Jason Mraz heads for the stage

Singer to join cast of hit Broadway musical ‘Waitress’

By

Published:

 

NEW YORK — When he was still a teenager, Jason Mraz considered musical theater as a career option but feared he’d end up frustrated and as a waiter. Now the singer-songwriter is ready to make that jump and he’s picked an appropriately titled show — “Waitress.”

The two-time Grammy Award-winning troubadour whose hits include “I’m Yours” and “I Won’t Give Up” will make his Broadway debut in the hit musical starting Nov. 3.
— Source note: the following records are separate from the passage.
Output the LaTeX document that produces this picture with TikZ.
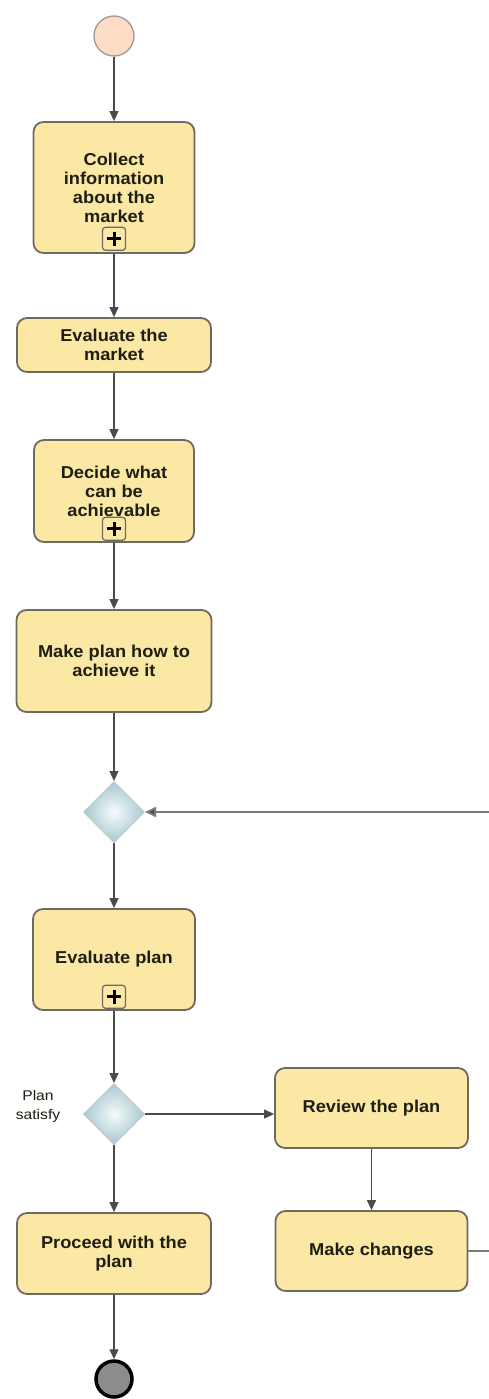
\documentclass[tikz,border=0pt]{standalone}
\usepackage{fontspec}
\usetikzlibrary{shapes.geometric,arrows.meta}
\newfontfamily\boxfont[FakeStretch=1.06]{Liberation Sans Bold}
\newfontfamily\notefont[FakeStretch=1.12]{Liberation Sans}
\definecolor{taskfill}{HTML}{FAE8A4}
\definecolor{taskline}{HTML}{6E6A5E}
\definecolor{flow}{HTML}{4A4A4A}
\definecolor{loopflow}{HTML}{7A7A7A}
\definecolor{gatefill}{HTML}{A6C8D0}
\definecolor{gateline}{HTML}{C2CACC}
\definecolor{startfill}{HTML}{FDDCC6}
\definecolor{startline}{HTML}{A09A96}
\definecolor{endfill}{HTML}{8C8C8C}
\definecolor{textcol}{HTML}{1E1E14}
\begin{document}
\begin{tikzpicture}[x=1pt,y=-1pt,
  task/.style={draw=taskline,line width=1.8pt,fill=taskfill,rounded corners=10pt,
    inner sep=0pt,align=center,text=textcol,font=\boxfont\fontsize{17.2}{19}\selectfont},
  plusbox/.style={draw=taskline,line width=1.2pt,fill=taskfill,rounded corners=3pt,
    minimum size=23pt,inner sep=0pt,anchor=south,
    path picture={\draw[black,line width=3pt]
      ([yshift=-4.5pt]path picture bounding box.north) -- ([yshift=4.5pt]path picture bounding box.south)
      ([xshift=4.5pt]path picture bounding box.west) -- ([xshift=-4.5pt]path picture bounding box.east);}},
  gate/.style={diamond,aspect=1,draw=gateline,line width=1pt,inner sep=0pt,
    inner color=white!90!gatefill,outer color=gatefill,minimum size=61pt},
  flowline/.style={draw=flow,line width=1.2pt,-{Triangle[length=10pt,width=9pt]}},
  loopline/.style={draw=loopflow,line width=1.8pt,-{Triangle[length=11pt,width=10pt,fill=flow]}},
  startev/.style={circle,draw=startline,line width=1.3pt,fill=startfill,minimum size=40pt,inner sep=0pt},
  endev/.style={circle,draw=black,line width=3.5pt,fill=endfill,minimum size=36pt,inner sep=0pt},
  note/.style={align=center,text=textcol,font=\notefont\fontsize{14}{19}\selectfont}
]
\useasboundingbox (0,0) rectangle (489,1399);
\clip (0,0) rectangle (489,1399);
\fill[white] (0,0) rectangle (489,1399);

% events
\node[startev] (start) at (114,36) {};
\node[endev] (finish) at (114,1379) {};

% tasks of the main column
\node[task,minimum width=161pt,minimum height=131pt] (collect) at (114,187.5)
  {Collect\\information\\about the\\market};
\node[plusbox] (pcollect) at ([yshift=3pt]collect.south) {};
\node[task,minimum width=194pt,minimum height=54pt] (evalmkt) at (114,345)
  {Evaluate the\\market};
\node[task,minimum width=160pt,minimum height=102pt] (decide) at (114,491)
  {Decide what\\can be\\achievable};
\node[plusbox] (pdecide) at ([yshift=2pt]decide.south) {};
\node[task,minimum width=195pt,minimum height=102pt] (makeplan) at (114,661)
  {Make plan how to\\achieve it};
\node[gate] (merge) at (114,812) {};
\node[task,minimum width=162pt,minimum height=101pt] (evalplan) at (114,959.5)
  {Evaluate plan};
\node[plusbox] (pevalplan) at ([yshift=2pt]evalplan.south) {};
\node[gate] (satisfy) at (114,1114) {};
\node[note] (satlabel) at (38,1106) {Plan\\satisfy};
\node[task,minimum width=194pt,minimum height=81pt] (proceed) at (114,1253.5)
  {Proceed with the\\plan};

% review branch
\node[task,minimum width=193pt,minimum height=80pt] (review) at (371.5,1108)
  {Review the plan};
\node[task,minimum width=192pt,minimum height=80pt] (changes) at (371.5,1251)
  {Make changes};

% sequence flows
\draw[flowline] (start) -- (collect);
\draw[flowline] (collect) -- (evalmkt);
\draw[flowline] (evalmkt) -- (decide);
\draw[flowline] (decide) -- (makeplan);
\draw[flowline] (makeplan) -- (merge);
\draw[flowline] (merge) -- (evalplan);
\draw[flowline] (evalplan) -- (satisfy);
\draw[flowline] (satisfy) -- (proceed);
\draw[flowline] (satisfy.east) -- (satisfy.east -| review.west);
\draw[flowline] (review) -- (changes);
\draw[flowline] (proceed) -- (finish);
\draw[loopline] (changes.east) -- ++(40,0) |- (merge.east);
\end{tikzpicture}
\end{document}
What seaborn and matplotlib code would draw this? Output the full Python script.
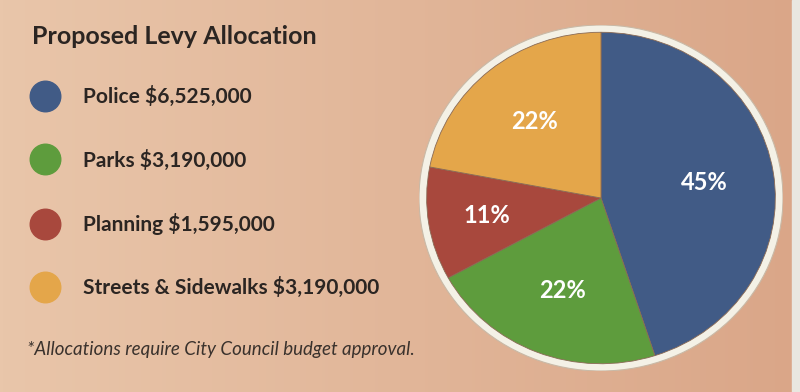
import numpy as np
import matplotlib
matplotlib.use("Agg")
import matplotlib.pyplot as plt
from matplotlib.lines import Line2D
from matplotlib.patches import Circle
import seaborn as sns

categories = ["Police", "Parks", "Planning", "Streets & Sidewalks"]
amounts = [6525000, 3190000, 1595000, 3190000]
colors = ["#415B86", "#5E9C3D", "#A8483D", "#E4A64A"]

title = "Proposed Levy Allocation"
footnote = "*Allocations require City Council budget approval."

sns.set_style("white")
plt.rcParams["font.family"] = ["Lato", "DejaVu Sans"]
palette = sns.color_palette(colors)

fig = plt.figure(figsize=(8, 3.92), dpi=100)

# paper background, a bit lighter on the left like the photo
bg = fig.add_axes([0, 0, 1, 1])
grad = np.linspace(0, 1, 256)[None, :, None]
left = np.array([233, 198, 170]) / 255
right = np.array([218, 166, 136]) / 255
bg.imshow(left + (right - left) * grad, aspect="auto", extent=[0, 1, 0, 1])
bg.axvspan(0.99, 1.0, color="#E9E7E0")
bg.set_xlim(0, 1)
bg.set_ylim(0, 1)
bg.axis("off")

# pie
ax = fig.add_axes([(601 - 182) / 800, (392 - 198 - 173) / 392, 364 / 800, 346 / 392])
ax.add_patch(Circle((0, 0), 1.0, facecolor="#F4F1E6", edgecolor="#C9B9A6", lw=0.8, zorder=0))
wedges, texts, autotexts = ax.pie(
    amounts, colors=palette, startangle=90, counterclock=False, radius=0.958,
    autopct="%1.0f%%", pctdistance=0.6,
    wedgeprops=dict(linewidth=0.6, edgecolor="#8a6a55"),
    textprops=dict(color="white", fontsize=17, fontweight="bold"),
)
autotexts[2].set_position(np.array(autotexts[2].get_position()) * 1.1)
ax.set_aspect("auto")
ax.set_xlim(-1.0, 1.0)
ax.set_ylim(-1.0, 1.0)
ax.axis("off")

fig.text(32 / 800, 1 - 37 / 392, title, fontsize=18, fontweight="bold",
         color="#2b2522", va="center", ha="left")

handles = [Line2D([], [], marker="o", linestyle="", markersize=22,
                  markerfacecolor=c, markeredgecolor=c) for c in palette]
labels = [f"{n} ${a:,}" for n, a in zip(categories, amounts)]
leg = fig.legend(handles, labels, loc="upper left", bbox_to_anchor=(20 / 800, 1 - 78 / 392),
                 frameon=False, labelspacing=2.03, handlelength=1.6, handletextpad=1.04,
                 borderaxespad=0,
                 prop=dict(family=["Lato", "DejaVu Sans"], weight="bold", size=15))
for t in leg.get_texts():
    t.set_color("#2b2522")

fig.text(27 / 800, 1 - 350 / 392, footnote, fontsize=13.5, style="italic",
         color="#3a322d", va="center", ha="left")

fig.savefig("out.png", dpi=100)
“It’s classy, it’s classic, it’s whimsical, it’s kitsch, it’s funny, its scandalous — it’s got a little bit for everyone,” said Mraz. “I love that I get out of my routine and try on a new routine that requires me to show up in a different way.”

“Waitress,” the musical adaptation of the 2007 film with songs by pop star Sara Bareilles, tells the story of Jenna, a waitress and pie maker trapped in a small-town diner and a loveless marriage.

Mraz will play Dr. Pomatter, a gynecologist and Jenna’s love interest. He’ll have several duets with actress Betsy Wolfe, including the steamy “Bad Idea,” the adorable “It Only Takes a Taste” and the aching “You Matter to Me.” Mraz has already recorded “Bad Idea” and “You Matter To Me” with Bareilles on her Top 10 album “What’s Inside: Songs From Waitress.”

“I love Sara, I love the music, I love the story, I think Dr. Pomatter is a very likable guy even though he’s somewhat scandalous in the plot. He’s a likable character and his songs are so enjoyable,” said Mraz.

Bareilles reached out to Mraz to personally ask him to take the part. He took a day to think it over. “I think Jason’s personality just lends itself to this character,” she said. “He’s incredibly charismatic and incredibly sweet and soulful. He’s also really funny and really smart.”

The Virginia-born singer, who briefly attended the American Musical and Dramatic Academy before focusing on his own music, said he weighed a career in musicals but feared he’d be auditioning for the rest of his life.

“That scared me and I thought, ‘I’m going to be a waiter. I’m going to be a waiter for the rest of my life.’ So at 18, I decided, ‘I’m going to write my own music and essentially write my own life musical,’ ” he said.